Around 5,000 years ago, the population in northern Europe collapsed, decimating Stone Age farming communities across the region, Reuters reported. The cause of this calamity, called the Neolithic decline, has remained a matter of debate.
New research based on DNA obtained from human bones and teeth excavated from ancient burial tombs in Scandinavia - seven from an area in Sweden called Falbygden, one from coastal Sweden close to Gothenburg and one from Denmark - suggests disease, specifically the plague, may have driven the Neolithic decline.
The human remains came from a megalithic tomb type built of giant stones, called passage graves.
The remains of 108 people - 62 males, 45 females and one undetermined - were studied. Eighteen of them - 17% - were infected with plague at the time of death.
The researchers were able to chart the family tree of 38 people from Falbygden across six generations, spanning about 120 years. Twelve of them - 32% - were infected with plague. Genomic findings indicated that their community had experienced three distinct waves of an early form of plague.
The researchers reconstructed full genomes of the different strains of the plague-causing bacterium Yersinia pestis responsible for these waves. They determined that the last one may have been more virulent than the others and identified traits indicating the disease could have spread from person to person to cause an epidemic.

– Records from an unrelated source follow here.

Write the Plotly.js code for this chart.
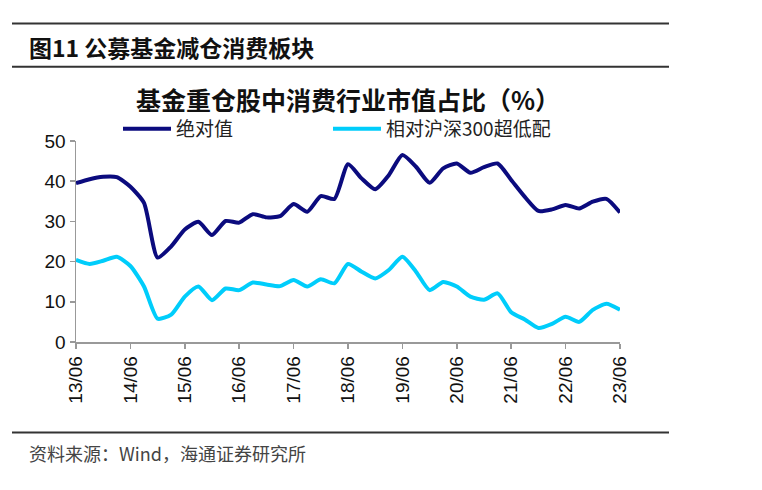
<!DOCTYPE html>
<html>
<head>
<meta charset="utf-8">
<script src="https://cdn.plot.ly/plotly-3.0.1.min.js"></script>
<style>html,body{margin:0;padding:0;background:#fff;}#chart{width:762px;height:490px;}</style>
</head>
<body>
<div id="chart"></div>
<script>
// Quarter-end labels (YY/MM), 2013 Q2 .. 2023 Q2
var quarters = ["13/06","13/09","13/12","14/03","14/06","14/09","14/12","15/03","15/06","15/09","15/12","16/03","16/06","16/09","16/12","17/03","17/06","17/09","17/12","18/03","18/06","18/09","18/12","19/03","19/06","19/09","19/12","20/03","20/06","20/09","20/12","21/03","21/06","21/09","21/12","22/03","22/06","22/09","22/12","23/03","23/06"];
var tickLabels = ["13/06","14/06","15/06","16/06","17/06","18/06","19/06","20/06","21/06","22/06","23/06"];
var absoluteShare = [39.5,40.5,41.1,41.0,38.6,34.6,21.0,23.8,28.0,29.9,26.6,30.1,29.7,31.8,31.0,31.3,34.3,32.4,36.3,35.6,44.2,40.7,38.0,41.5,46.5,43.6,39.6,43.2,44.4,42.1,43.5,44.4,40.3,36.1,32.6,33.0,34.1,33.2,34.9,35.6,32.2];
var relativeOverweight = [20.4,19.4,20.2,21.2,18.9,13.8,5.8,6.8,11.3,13.8,10.4,13.3,12.9,14.8,14.3,13.9,15.4,13.8,15.6,14.6,19.4,17.5,15.8,17.9,21.2,17.5,12.9,14.9,13.8,11.3,10.5,12.1,7.4,5.6,3.5,4.5,6.3,5.0,8.0,9.5,8.0];
var seriesNames = ["绝对值","相对沪深300超低配"];
var yTicks = [0,10,20,30,40,50];

var cjk = '"Noto Sans CJK SC", "Noto Sans", sans-serif';
var latin = '"Liberation Sans", Arial, sans-serif';

var traces = [
  {x: quarters, y: absoluteShare, name: seriesNames[0], type: 'scatter', mode: 'lines', legend: 'legend',
   line: {color: '#0b0b7e', width: 4, shape: 'spline', smoothing: 0.6}},
  {x: quarters, y: relativeOverweight, name: seriesNames[1], type: 'scatter', mode: 'lines', legend: 'legend2',
   line: {color: '#00cdfb', width: 4, shape: 'spline', smoothing: 0.6}}
];

var L = 76, R = 620, T = 141, B = 342;
var W = R - L, H = B - T;
function px(X){ return (X - L) / W; }
function py(Y){ return (B - Y) / H; }

function legendAt(X){
  return {orientation: 'h', x: px(X), y: py(129), xanchor: 'left', yanchor: 'middle',
          font: {family: cjk, size: 19, color: '#222'}, itemwidth: 48, bgcolor: 'rgba(0,0,0,0)'};
}

var layout = {
  width: 762, height: 490,
  margin: {l: L, r: 762 - R, t: T, b: 490 - B, pad: 0},
  paper_bgcolor: '#ffffff', plot_bgcolor: '#ffffff',
  showlegend: true,
  legend: legendAt(118),
  legend2: legendAt(328),
  title: {text: '<b>基金重仓股中消费行业市值占比（%）</b>', xref: 'container', yref: 'container',
          x: 348 / 762, y: 1 - 101 / 490, xanchor: 'center', yanchor: 'middle',
          font: {family: cjk, size: 25, color: '#111'}},
  xaxis: {type: 'category', range: [0, quarters.length - 1], tickmode: 'array', tickvals: tickLabels, ticktext: tickLabels,
          tickangle: -90, ticks: 'outside', ticklen: 5, tickcolor: '#999', tickwidth: 1.5,
          showline: true, linecolor: '#999', linewidth: 1.5, showgrid: false, zeroline: false,
          tickfont: {family: latin, size: 19, color: '#111'}, fixedrange: true},
  yaxis: {range: [0, 50], tickmode: 'array', tickvals: yTicks, ticks: 'outside', ticklen: 5,
          tickcolor: '#999', tickwidth: 1.5, showline: true, linecolor: '#999', linewidth: 1.5,
          showgrid: false, zeroline: false, tickfont: {family: latin, size: 19, color: '#111'}, fixedrange: true},
  shapes: [
    {type: 'line', xref: 'paper', yref: 'paper', x0: px(12), x1: px(669), y0: py(23.5), y1: py(23.5), line: {color: '#333', width: 2}},
    {type: 'line', xref: 'paper', yref: 'paper', x0: px(12), x1: px(669), y0: py(66.7), y1: py(66.7), line: {color: '#333', width: 2}},
    {type: 'line', xref: 'paper', yref: 'paper', x0: px(12), x1: px(669), y0: py(432.5), y1: py(432.5), line: {color: '#333', width: 2}}
  ],
  annotations: [
    {text: '<b>图11 公募基金减仓消费板块</b>', xref: 'paper', yref: 'paper', x: px(27), y: py(47), xanchor: 'left', yanchor: 'middle',
     showarrow: false, font: {family: cjk, size: 23, color: '#111'}},
    {text: '资料来源：Wind，海通证券研究所', xref: 'paper', yref: 'paper', x: px(27), y: py(453), xanchor: 'left', yanchor: 'middle',
     showarrow: false, font: {family: cjk, size: 18, color: '#444'}}
  ]
};

Plotly.newPlot('chart', traces, layout, {displayModeBar: false, staticPlot: true});
</script>
</body>
</html>
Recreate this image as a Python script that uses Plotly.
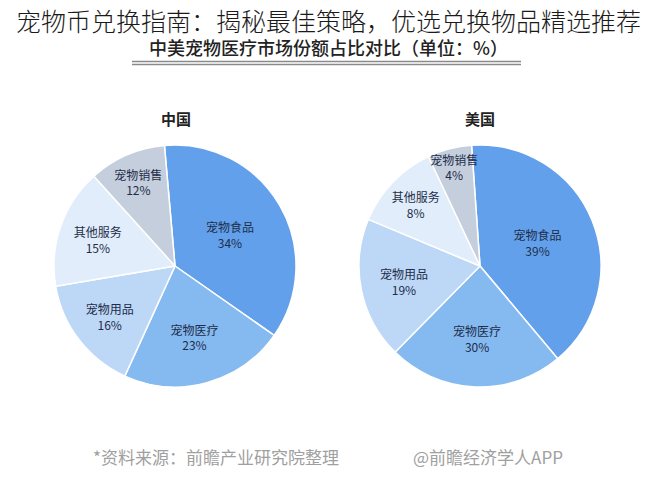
import plotly.graph_objects as go

categories = ["宠物食品", "宠物医疗", "宠物用品", "其他服务", "宠物销售"]
# labelled shares (%)
china_labels = [34, 23, 16, 15, 12]
us_labels = [39, 30, 19, 8, 4]
# slice sizes as drawn in the picture (%)
china_drawn = [36.1, 22.1, 15.5, 16.0, 10.3]
us_drawn = [40.0, 23.5, 18.9, 11.7, 5.9]

colors = ["#62a0eb", "#85baf1", "#bdd7f6", "#e1edfa", "#c4cedc"]
FONT = "Noto Sans CJK SC"

def texts(vals):
    return [f"{c}<br>{v}%" for c, v in zip(categories, vals)]

fig = go.Figure()
for drawn, lab, dom_x, rot in [
    (china_drawn, china_labels, [54 / 656, 296 / 656], -5),
    (us_drawn, us_labels, [359 / 656, 601 / 656], -4),
]:
    fig.add_trace(go.Pie(
        labels=categories, values=drawn, text=texts(lab),
        textinfo="text", textposition="inside", insidetextorientation="horizontal",
        sort=False, direction="clockwise", rotation=rot,
        marker=dict(colors=colors, line=dict(color="#ffffff", width=1.5)),
        textfont=dict(family=FONT, size=12, color="#1f2d4a"),
        domain=dict(x=dom_x, y=[1 - 387 / 500, 1 - 145 / 500]),
        showlegend=False, hoverinfo="label+text",
    ))

fig.update_layout(
    width=656, height=500, margin=dict(l=0, r=0, t=0, b=0),
    paper_bgcolor="#ffffff", plot_bgcolor="#ffffff",
    uniformtext=dict(minsize=12, mode="show"),
    font=dict(family=FONT),
)

ann = [
    dict(text="中美宠物医疗市场份额占比对比（单位：%）", x=328 / 656, y=1 - 47 / 500,
         font=dict(size=18, color="#222222", weight=500)),
    dict(text="宠物币兑换指南：揭秘最佳策略，优选兑换物品精选推荐", x=0.5, y=1 - 20 / 500,
         font=dict(size=25, color="#1a1a1a", weight=300)),
    dict(text="<b>中国</b>", x=176 / 656, y=1 - 118 / 500, font=dict(size=15, color="#222222")),
    dict(text="<b>美国</b>", x=480 / 656, y=1 - 118 / 500, font=dict(size=15, color="#222222")),
    dict(text="*资料来源：前瞻产业研究院整理", x=216 / 656, y=1 - 456 / 500,
         font=dict(size=17, color="#a0a0a0")),
    dict(text="@前瞻经济学人APP", x=488 / 656, y=1 - 456 / 500,
         font=dict(size=17, color="#a0a0a0")),
]
for a in ann:
    a.update(xref="paper", yref="paper", showarrow=False, xanchor="center", yanchor="middle")
fig.update_layout(annotations=ann)

fig.update_layout(shapes=[
    dict(type="line", xref="paper", yref="paper", x0=132 / 656, x1=521 / 656,
         y0=1 - 61.5 / 500, y1=1 - 61.5 / 500, line=dict(color="#8a8a8a", width=1.5)),
    dict(type="line", xref="paper", yref="paper", x0=132 / 656, x1=521 / 656,
         y0=1 - 64.5 / 500, y1=1 - 64.5 / 500, line=dict(color="#8a8a8a", width=1.5)),
])

fig.write_html("out.html")
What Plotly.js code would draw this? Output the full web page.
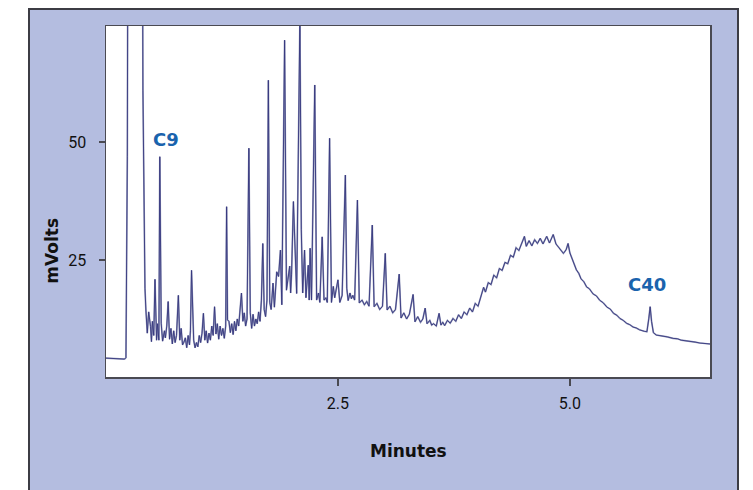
<!DOCTYPE html>
<html>
<head>
<meta charset="utf-8">
<script src="https://cdn.plot.ly/plotly-3.0.1.min.js"></script>
<style>
  html, body { margin: 0; padding: 0; background: #ffffff; overflow: hidden; }
  #panel { position: absolute; left: 28px; top: 8px; width: 711px; height: 520px;
           box-sizing: border-box; background: #b4bde0; border: 2px solid #3c3c44; border-bottom: none; }
  #chart { position: absolute; left: 0; top: 0; width: 753px; height: 490px; }
</style>
</head>
<body>
<div id="panel"></div>
<div id="chart"></div>
<script>
// Retention time (minutes) and detector signal (mV)
const minutes = [
  0.00, 0.20, 0.215, 0.222, 0.23, 0.238, 0.39, 0.398, 0.406, 0.42,
  0.43, 0.445, 0.46, 0.48, 0.49, 0.50, 0.515, 0.528, 0.545, 0.555,
  0.57, 0.58, 0.595, 0.61, 0.63, 0.64, 0.655, 0.67, 0.685, 0.70,
  0.715, 0.73, 0.745, 0.76, 0.78, 0.795, 0.81, 0.825, 0.84, 0.855,
  0.87, 0.885, 0.90, 0.91, 0.922, 0.945, 0.96, 0.975, 0.99, 1.005,
  1.02, 1.035, 1.05, 1.065, 1.08, 1.095, 1.11, 1.125, 1.14, 1.155,
  1.17, 1.185, 1.20, 1.215, 1.23, 1.245, 1.26, 1.275, 1.29, 1.30,
  1.31, 1.325, 1.34, 1.355, 1.37, 1.385, 1.40, 1.415, 1.43, 1.445,
  1.46, 1.475, 1.49, 1.505, 1.52, 1.54, 1.555, 1.57, 1.585, 1.60,
  1.615, 1.63, 1.645, 1.66, 1.675, 1.69, 1.705, 1.72, 1.735, 1.75,
  1.765, 1.78, 1.80, 1.815, 1.84, 1.86, 1.88, 1.895, 1.925, 1.945,
  1.98, 1.99, 2.00, 2.02, 2.04, 2.055, 2.09, 2.105, 2.12, 2.14,
  2.155, 2.18, 2.19, 2.20, 2.215, 2.25, 2.27, 2.29, 2.305, 2.33,
  2.35, 2.37, 2.385, 2.41, 2.43, 2.45, 2.465, 2.50, 2.52, 2.545,
  2.58, 2.595, 2.61, 2.63, 2.645, 2.66, 2.68, 2.71, 2.73, 2.76,
  2.785, 2.81, 2.835, 2.87, 2.89, 2.92, 2.95, 2.98, 3.01, 3.03,
  3.06, 3.09, 3.12, 3.16, 3.18, 3.21, 3.24, 3.27, 3.31, 3.33,
  3.36, 3.39, 3.415, 3.44, 3.46, 3.49, 3.51, 3.53, 3.56, 3.59,
  3.61, 3.63, 3.65, 3.68, 3.71, 3.74, 3.77, 3.80, 3.83, 3.86,
  3.89, 3.92, 3.95, 3.98, 4.01, 4.04, 4.07, 4.09, 4.12, 4.15,
  4.18, 4.21, 4.24, 4.27, 4.30, 4.33, 4.36, 4.39, 4.42, 4.45,
  4.48, 4.51, 4.53, 4.56, 4.59, 4.62, 4.65, 4.68, 4.71, 4.75,
  4.78, 4.82, 4.85, 4.875, 4.90, 4.93, 4.96, 4.98, 5.00, 5.02,
  5.045, 5.07, 5.095, 5.12, 5.15, 5.18, 5.21, 5.25, 5.285, 5.32,
  5.36, 5.40, 5.435, 5.47, 5.505, 5.54, 5.575, 5.61, 5.645, 5.68,
  5.715, 5.75, 5.80, 5.83, 5.85, 5.865, 5.88, 5.90, 5.93, 5.97,
  6.00, 6.05, 6.11, 6.16, 6.20, 6.25, 6.29, 6.35, 6.40, 6.45,
  6.51
];
const mVolts = [
  4.2, 4.0, 4.3, 18, 47, 120, 120, 61, 40, 19,
  14.4, 9.5, 14, 10.9, 7.7, 12, 9, 20.9, 8, 11.5,
  8, 46.9, 11.6, 7.8, 10, 8.5, 11, 16.2, 8.2, 10.5,
  7.2, 10, 7.5, 9, 17.5, 8, 10.5, 7, 7.6, 8.5,
  6.4, 9, 7, 10, 22.8, 8, 6.4, 7.5, 6.6, 9,
  7.5, 9.5, 13.7, 8, 10, 7.4, 9.5, 8, 11, 9,
  15.1, 9.3, 11.5, 8.2, 11, 9, 10.5, 8.4, 11, 36.3,
  12.3, 12, 9.6, 11.5, 9.2, 12, 10, 12.5, 11, 14,
  18, 12, 13.8, 11, 12.5, 48.7, 13.8, 10.5, 13.5, 11,
  12.5, 11.5, 14, 12, 16.5, 28.5, 14.5, 13, 16.5, 63.1,
  16, 14.5, 20.1, 15, 22.5, 21.5, 27.1, 15.5, 71.6, 18.6,
  23.7, 18, 22, 37.4, 24, 17.9, 76, 31.4, 18, 27.1,
  17, 23.9, 16.5, 27.5, 16.5, 62.1, 16.5, 18, 16, 29.9,
  16.5, 17, 16, 50.8, 16, 19.4, 17, 20.8, 16, 17.5,
  43, 19, 16.4, 18, 16.8, 17.5, 16.5, 37.7, 15.9, 16.5,
  15.5, 16.2, 15.2, 32.4, 15.1, 15.8, 14.5, 15.2, 26.4, 14.4,
  15.2, 13.8, 14.5, 22.0, 12.7, 13.8, 12.5, 13.5, 17.7, 11.9,
  13, 11.8, 12.5, 14.8, 11.5, 12.2, 11.2, 11.5, 11, 13.7,
  11.2, 11.8, 11.1, 12.2, 11.6, 12.6, 12, 13.4, 12.6, 14,
  13.4, 14.8, 14, 15.8, 15.2, 17.3, 19.2, 18.2, 20.2, 19.8,
  21.8, 21.2, 23.2, 22.8, 24.5, 24.2, 26, 25.6, 27.6, 27,
  28.4, 30, 27.9, 29.1, 28, 29.3, 28.5, 29.6, 28.4, 30,
  28.6, 30.4, 28.4, 27.8, 27, 26.4, 27.2, 28.5, 26.5, 25.4,
  24.2, 22.9, 22.2, 21, 20.4, 19.3, 18.9, 17.8, 17.4, 16.5,
  15.9, 15, 14.6, 13.7, 13.3, 12.6, 12.2, 11.6, 11.3, 10.8,
  10.6, 10.2, 9.9, 9.8, 12.5, 15.1, 12, 9.6, 9.1, 9.0,
  8.8, 8.7, 8.4, 8.3, 8.0, 7.9, 7.7, 7.6, 7.4, 7.3,
  7.2
];

const xTickVals = [2.5, 5.0];
const xTickText = ["2.5", "5.0"];
const yTickVals = [25, 50];
const yTickText = ["25", "50"];

const peakLabels = ["C9", "C40"];
const peakLabelX = [0.645, 5.83];
const peakLabelY = [50.6, 19.9];

const annotations = peakLabels.map((t, i) => ({
  text: t, x: peakLabelX[i], y: peakLabelY[i], xref: 'x', yref: 'y',
  showarrow: false, xanchor: 'center', yanchor: 'middle',
  font: { family: 'DejaVu Sans', size: 18, color: '#1a63ad', weight: 'bold' }
}));
annotations.push({
  text: '<b>mVolts</b>', xref: 'paper', yref: 'paper', x: -0.0894, y: 0.36,
  showarrow: false, textangle: -90, xanchor: 'center', yanchor: 'middle',
  font: { family: 'DejaVu Sans', size: 17, color: '#111111' }
});
annotations.push({
  text: '<b>Minutes</b>', xref: 'paper', yref: 'paper', x: 0.5, y: -0.211,
  showarrow: false, xanchor: 'center', yanchor: 'middle',
  font: { family: 'DejaVu Sans', size: 17, color: '#111111' }
});

const halo = {
  x: minutes, y: mVolts, type: 'scatter', mode: 'lines',
  line: { color: '#989dbd', width: 1.7 }, hoverinfo: 'skip'
};
const trace = {
  x: minutes, y: mVolts, type: 'scatter', mode: 'lines',
  line: { color: '#36377e', width: 0.9 }, hoverinfo: 'skip'
};

const layout = {
  width: 753, height: 490,
  margin: { l: 106, r: 43, t: 26, b: 113 },
  paper_bgcolor: 'rgba(0,0,0,0)', plot_bgcolor: '#ffffff',
  showlegend: false,
  xaxis: {
    range: [0, 6.51], showgrid: false, zeroline: false,
    showline: true, mirror: true, linecolor: '#4a4a52', linewidth: 1.5,
    ticks: 'outside', ticklen: 7, tickwidth: 1.2, tickcolor: '#4a4a52',
    tickvals: xTickVals, ticktext: xTickText, ticklabelstandoff: 4,
    tickfont: { family: 'Roboto', size: 16, color: '#111111' }
  },
  yaxis: {
    range: [0.2, 74.6], showgrid: false, zeroline: false,
    showline: true, mirror: true, linecolor: '#4a4a52', linewidth: 1.5,
    ticks: 'outside', ticklen: 6, tickwidth: 1.2, tickcolor: '#4a4a52',
    tickvals: yTickVals, ticktext: yTickText, ticklabelstandoff: 9,
    tickfont: { family: 'Roboto', size: 16, color: '#111111' }
  },
  annotations: annotations
};

Plotly.newPlot('chart', [halo, trace], layout, { staticPlot: true, displayModeBar: false });
</script>
</body>
</html>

"We learned that the Neolithic plague is an ancestor to all later plague forms," said University of Copenhagen geneticist Frederik Seersholm, lead author of the research published this week in the journal Nature.
A later form of this same pathogen caused the Justinian Plague of the 6th century AD and the 14th century Black Death that ravaged Europe, North Africa and the Middle East. Because the strains circulating during the Neolithic decline were much earlier versions, the plague may have produced different symptoms than witnessed in the epidemics millennia later.
The study demonstrated that the plague was abundant and widespread in the area examined.